Al comenzar 1998 el país estaba encandilado por una reina de belleza con mucho pelo y pocas ideas. Las encuestas lo decían, mientras el golpista Hugo Chávez Frías aparecía con apenas 6 y 7 por ciento de simpatías. Alfaro, con más de 70 años, quería ser Presidente de esa Venezuela diferente a la de la década de los cuarenta -cuando él llegó a ser constituyentista-. Se creía escogido por los dioses para ser sucesor de Rafael Caldera. Además, Caldera y él habían coincidido en ciertas jugadas políticas malolientes.
Muchas veces desayuné con el “caudillo” en un restaurant estilo suizo situado en el sótano del Hotel Crillón, que el destino convertiría en cuartel de agentes de inteligencia cubanos. Luego dejó de atender mis consultas periodísticas, como consecuencia de un artículo que publiqué dos semanas después de su proclamación como candidato presidencial de AD, en el cual señalaba sus errores y avizoraba lo que a la postre fue el desastre político que lo devoró y hundió en el anonimato definitivo.
Evidencia de que la realidad de Alfaro había estado poblada de ficciones tercas, fue lo ocurrido el viernes 27 de noviembre de 1998, cuando todo el mundo sabía que Chávez ganaría las elecciones presidenciales. Ese día AD reunió su comité directivo nacional para retirar el apoyo al candidato que había sido escogido en medio de alabanzas.
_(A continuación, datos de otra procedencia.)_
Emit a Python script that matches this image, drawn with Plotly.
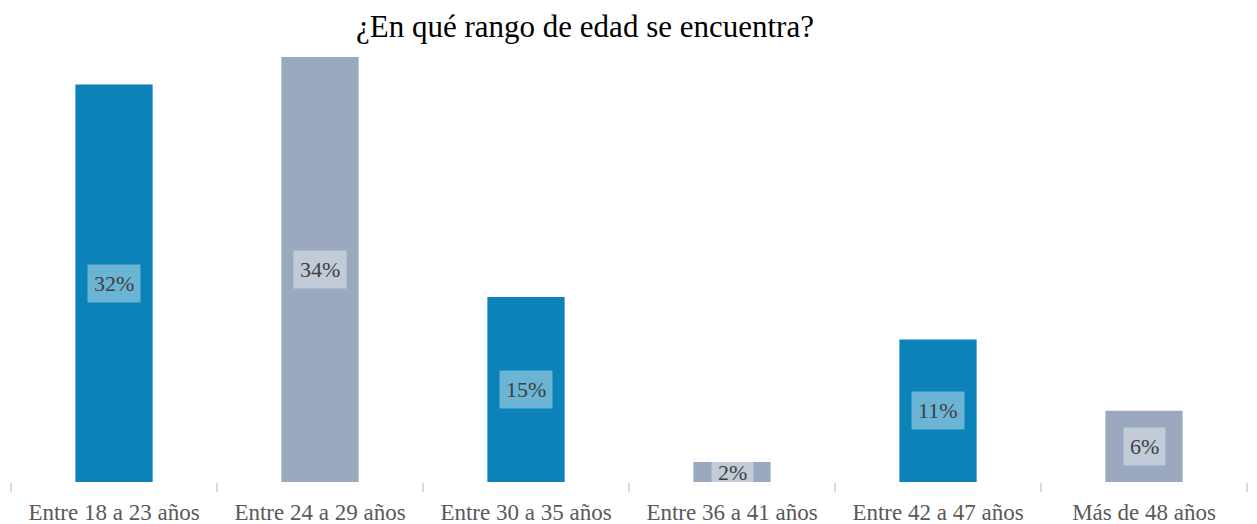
import plotly.graph_objects as go

categorias = [
    "Entre 18 a 23 años",
    "Entre 24 a 29 años",
    "Entre 30 a 35 años",
    "Entre 36 a 41 años",
    "Entre 42 a 47 años",
    "Más de 48 años",
]
porcentajes = [31.8, 34.0, 14.8, 1.6, 11.4, 5.7]
colores = ["#0b82b8", "#9aa9bf", "#0b82b8", "#9aa9bf", "#0b82b8", "#9aa9bf"]

fig = go.Figure()
fig.add_trace(
    go.Bar(
        x=categorias,
        y=porcentajes,
        marker=dict(color=colores, line=dict(width=0)),
        hoverinfo="skip",
    )
)

# etiquetas de porcentaje con caja semitransparente
for cat, val in zip(categorias, porcentajes):
    fig.add_annotation(
        x=cat,
        y=val / 2,
        text=f"{val:.0f}%",
        showarrow=False,
        font=dict(family="Liberation Serif", size=22, color="#404040"),
        bgcolor="rgba(255,255,255,0.4)",
        borderpad=6,
    )

fig.update_layout(
    width=1257,
    height=524,
    paper_bgcolor="white",
    plot_bgcolor="white",
    bargap=0.625,
    showlegend=False,
    margin=dict(l=3, r=18, t=49, b=50),
    title=dict(
        text="¿En qué rango de edad se encuentra?",
        font=dict(family="Liberation Serif", size=31, color="#000000"),
        x=577 / 1257,
        xanchor="center",
        xref="container",
        y=1 - 18 / 524,
        yref="container",
        yanchor="middle",
    ),
    font=dict(family="Liberation Serif"),
)
fig.update_xaxes(
    showline=False,
    showgrid=False,
    tickson="boundaries",
    ticks="outside",
    ticklen=9,
    tickwidth=2,
    tickcolor="#d9d9d9",
    ticklabelstandoff=14,
    tickfont=dict(family="Liberation Serif", size=23, color="#595959"),
)
fig.update_yaxes(
    visible=False,
    range=[0, 34.0],
    showgrid=False,
    zeroline=False,
)

fig.write_html("out.html")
Luis Alfaro Ucero dijo allí: “Ustedes me eligieron candidato, y cuando lo hicieron sabían que yo tenía 77 años y que en las encuestas aparecía con solo 0,04 por ciento… Los intelectuales que aquí están conocían muy bien mi limitada formación, pero aun así no dijeron nada. Ahora soy candidato por decisión de ustedes y prefiero una derrota digna a una renuncia humillante”…
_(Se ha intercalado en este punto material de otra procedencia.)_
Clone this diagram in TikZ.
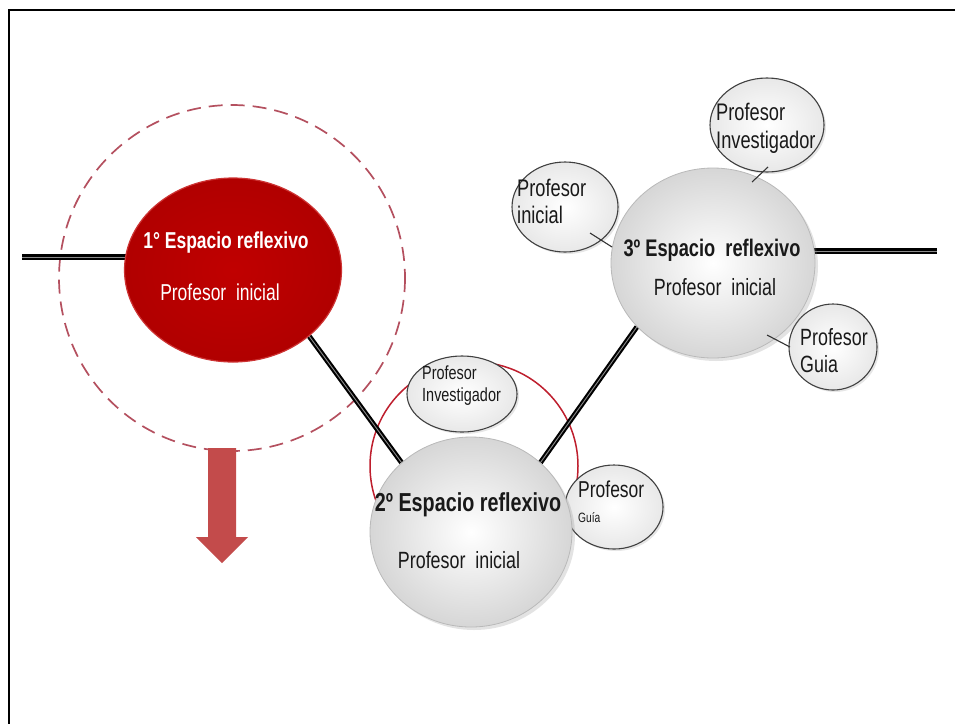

PD. Escribo este artículo al ver que en las redes sociales abundan las alabanzas a quien fue un nefasto personaje que condujo a su partido por senderos nefastos y cercenó la posibilidad de desarrollo de nuevos líderes. Por situaciones como las que he descrito, se vino abajo un sistema cuyas múltiples virtudes no pueden ignorarse ahora.